5/29/2007

Marginales redentores

Desoladora en su realidad miserable, pero tremendamente nostálgica. “La ley de la calle”, de Francis Ford Coppola, nos devuelve a cada instante los vicios de una sociedad sumida en el descrédito pero que, a la vez, es capaz de profesar ese cariño propinado con un fuerte palmetazo en la espalda.
Creo que Coppola no volverá a hacer una película como esta. Toda su obra está impregnada de fatalidad y cariño, como en la terrorífica “Drácula” y la nostálgica “Peggy Sue”. Pero en este caso este descendiente de italianos se las ha ingeniado para meterse en los recovecos de las relaciones familiares y el matonaje a ultranza hasta llegar a esas largas secuelas de los “Padrinos”.

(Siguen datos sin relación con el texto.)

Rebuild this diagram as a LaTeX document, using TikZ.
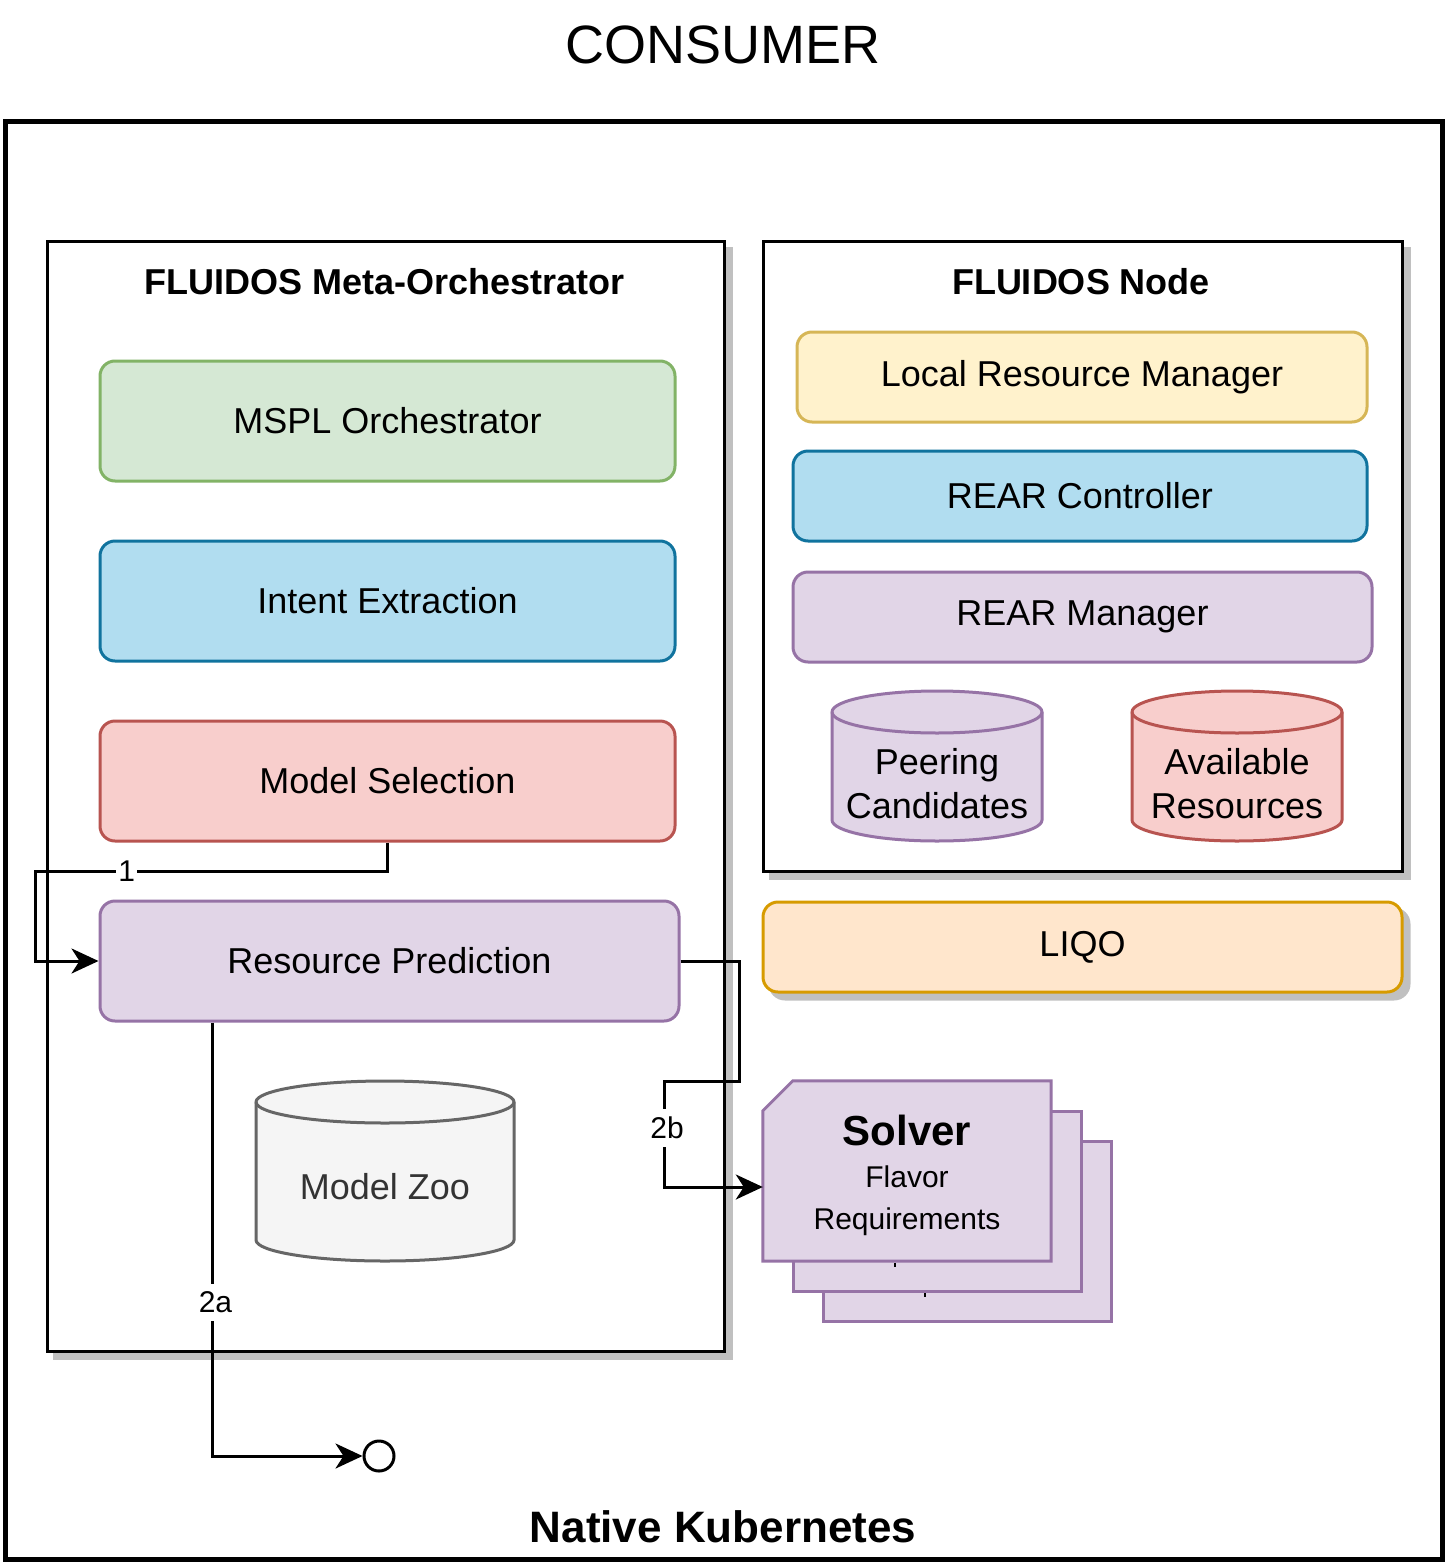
\documentclass[tikz,border=0pt]{standalone}
\usepackage{fontspec}
\setmainfont{Liberation Sans}
\usepackage{xcolor}
\usetikzlibrary{arrows.meta}

\definecolor{greenfill}{HTML}{D5E8D4}
\definecolor{greenline}{HTML}{82B366}
\definecolor{bluefill}{HTML}{B1DDF0}
\definecolor{blueline}{HTML}{10739E}
\definecolor{redfill}{HTML}{F8CECC}
\definecolor{redline}{HTML}{B85450}
\definecolor{purplefill}{HTML}{E1D5E7}
\definecolor{purpleline}{HTML}{9673A6}
\definecolor{yellowfill}{HTML}{FFF2CC}
\definecolor{yellowline}{HTML}{D6B656}
\definecolor{orangefill}{HTML}{FFE6CC}
\definecolor{orangeline}{HTML}{D79B00}
\definecolor{zoofill}{HTML}{F5F5F5}
\definecolor{zooline}{HTML}{666666}
\definecolor{zootext}{HTML}{333333}
\definecolor{shadowgray}{HTML}{C0C0C0}

% database drum: left, top, right, bottom, style
\newcommand{\drum}[5]{%
  \pgfmathsetmacro{\drumcx}{(#1+#3)/2}%
  \pgfmathsetmacro{\drumkx}{0.5523*(#3-#1)/2}%
  \pgfmathsetmacro{\drumtop}{#2+21}%
  \pgfmathsetmacro{\drumbot}{#4-21}%
  \pgfmathsetmacro{\drummid}{#2+42}%
  \draw[#5] (#1,\drumtop) -- (#1,\drumbot)
    .. controls (#1,\drumbot+11.6) and (\drumcx-\drumkx,#4) .. (\drumcx,#4)
    .. controls (\drumcx+\drumkx,#4) and (#3,\drumbot+11.6) .. (#3,\drumbot)
    -- (#3,\drumtop)
    .. controls (#3,\drumtop-11.6) and (\drumcx+\drumkx,#2) .. (\drumcx,#2)
    .. controls (\drumcx-\drumkx,#2) and (#1,\drumtop-11.6) .. (#1,\drumtop) -- cycle;
  \draw[#5, fill=none] (#1,\drumtop)
    .. controls (#1,\drumtop+11.6) and (\drumcx-\drumkx,\drummid) .. (\drumcx,\drummid)
    .. controls (\drumcx+\drumkx,\drummid) and (#3,\drumtop+11.6) .. (#3,\drumtop);
}

\begin{document}
\begin{tikzpicture}[x=1pt, y=-1pt,
    every node/.style={font=\fontsize{36pt}{44pt}\selectfont},
    shadowed/.style={preaction={fill=shadowgray, draw=shadowgray, transform canvas={xshift=7pt, yshift=-7pt}}},
    frame/.style={draw, line width=3pt, fill=white, shadowed},
    head/.style={font=\fontsize{36pt}{44pt}\selectfont\bfseries},
    comp/.style={draw, line width=3pt, rounded corners=15pt, align=center},
    card/.style={draw=purpleline, fill=purplefill, line width=3pt, minimum width=288pt, minimum height=180pt},
    cardtext/.style={align=center, font=\fontsize{30pt}{42pt}\selectfont},
    conn/.style={line width=3pt, -{Stealth[length=27pt, width=25pt, inset=8pt]}},
    lbl/.style={fill=white, inner xsep=2pt, inner ysep=8pt, font=\fontsize{30pt}{36pt}\selectfont}]
    \useasboundingbox (0,0) rectangle (1446,1563);
    % Outer frame
    \node[font=\fontsize{54pt}{60pt}\selectfont] (consumer) at (723,45) {CONSUMER};
    \node[draw, line width=5pt, minimum width=1437pt, minimum height=1438pt] (k8s) at (723.5,840) {};
    \node[font=\fontsize{44pt}{50pt}\selectfont\bfseries] (k8stitle) at (723,1527) {Native Kubernetes};
    % Containers
    \node[frame, minimum width=677pt, minimum height=1110pt] (meta) at (385.5,796) {};
    \node[head] (metatitle) at (385,282) {FLUIDOS Meta-Orchestrator};
    \node[frame, minimum width=639pt, minimum height=630pt] (fnode) at (1082.5,556) {};
    \node[head] (fnodetitle) at (1081,282) {FLUIDOS Node};
    % Meta-orchestrator parts
    \node[comp, draw=greenline, fill=greenfill, minimum width=575pt, minimum height=120pt] (mspl) at (387.5,421) {MSPL Orchestrator};
    \node[comp, draw=blueline, fill=bluefill, minimum width=575pt, minimum height=120pt] (intent) at (387.5,601) {Intent Extraction};
    \node[comp, draw=redline, fill=redfill, minimum width=575pt, minimum height=120pt] (msel) at (387.5,781) {Model Selection};
    \node[comp, draw=purpleline, fill=purplefill, minimum width=579pt, minimum height=120pt] (pred) at (389.5,961) {Resource Prediction};
    \drum{256}{1081}{514}{1261}{draw=zooline, fill=zoofill, line width=3pt}
    \node[text=zootext] (zoo) at (385,1187) {Model Zoo};
    % FLUIDOS node parts
    \node[comp, draw=yellowline, fill=yellowfill, minimum width=570pt, minimum height=90pt] (lrm) at (1082,377) {Local Resource Manager};
    \node[comp, draw=blueline, fill=bluefill, minimum width=574pt, minimum height=90pt] (rearc) at (1080,496) {REAR Controller};
    \node[comp, draw=purpleline, fill=purplefill, minimum width=579pt, minimum height=90pt] (rearm) at (1082.5,617) {REAR Manager};
    \drum{832}{691}{1042}{841}{draw=purpleline, fill=purplefill, line width=3pt}
    \node[align=center] (peer) at (937,784) {Peering\\Candidates};
    \drum{1132}{691}{1342}{841}{draw=redline, fill=redfill, line width=3pt}
    \node[align=center] (avail) at (1237,784) {Available\\Resources};
    \node[comp, shadowed, draw=orangeline, fill=orangefill, minimum width=639pt, minimum height=90pt] (liqo) at (1082.5,947) {LIQO};
    % Solver stack
    \node[card] (cardthree) at (967,1231) {};
    \draw[line width=2pt] (925,1292.5) -- (925,1297);
    \node[card] (cardtwo) at (937,1201) {};
    \draw[line width=2pt] (895,1262.5) -- (895,1267);
    \node[minimum width=288pt, minimum height=180pt] (solver) at (907,1171) {};
    \draw[card] ([yshift=-30pt]solver.north west) -- ([xshift=30pt]solver.north west) -- (solver.north east)
        -- (solver.south east) -- (solver.south west) -- cycle;
    \node[cardtext] (solvertext) at (907,1175) {{\fontsize{42pt}{50pt}\selectfont\bfseries Solver}\\Flavor\\Requirements};
    \node[circle, draw, line width=3pt, minimum size=30pt, inner sep=0pt] (sink) at (379,1456) {};
    % Flows
    \coordinate (bendone) at (35,871);
    \coordinate (bendtwo) at (739,1081);
    \coordinate (bendthree) at (664,1187);
    \draw[conn] (msel.south) |- node[lbl, pos=0.87] (lblone) {1} (bendone) |- (pred.west);
    \draw[conn] (pred.east) -| (bendtwo) -| node[lbl, pos=0.72, xshift=3pt] (lbltwob) {2b} (bendthree) -- ([yshift=-16pt]solver.west);
    \draw[conn] ([xshift=114pt]pred.south west) |- node[lbl, pos=0.323, xshift=3pt] (lbltwoa) {2a} (sink.west);
\end{tikzpicture}
\end{document}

En sólo 90 minutos, nada sobra en “La ley de la calle” filmada en 1983. Una época marcada por el cambio cultural y donde las bandas de delincuentes ya no se rigen por el valor de la honra y la fama. Rusty James es el último en preservar los viejos estandartes que ya ni su hermano ni su padre creen.
Rusty es un joven pobre de Estados Unidos. Vive junto a su padre y su vida transcurre entre visitas furtivas a su polola y los estudios en una secundaria. Tiene un padre alcohólico y una madre ausente que, después se entera, vive con un empresario del cine en California. Hasta que regresa su hermano mayor, “el chico de la moto”, quien fuera figura de un ambiente delictual que ya pasó.
Tanto el padre como el hermano son seres marginales, resignados a un destino de alcohol y sueños frustrados. Rusty James es sólo el reflejo de esos viejos ideales de volver a los combates tribales donde el compañerismo era lo último que se perdía y donde las drogas no estaban tan extendidas. Rusty es el perdedor por excelencia que se redime al tomar la motocicleta de su hermano para seguir la ruta de sus deseos de peces de colores. En una de esas tiene mejor suerte.
Fue este tipo de cine el que motivó a Alberto Fuguet escribir “Mala honda”, y que es la continuación de “Guardián en el centeno”. Seres llenos de inconformismo que llevan sobre sus espaldas el valor de cambiar el mundo, aunque saben de partida que es tarea perdida. Aún así se dan el lujo de soñar y adornar con perlas y guirnaldas las ramas de un árbol podrido por la indiferencia y la desolación de los sentimientos.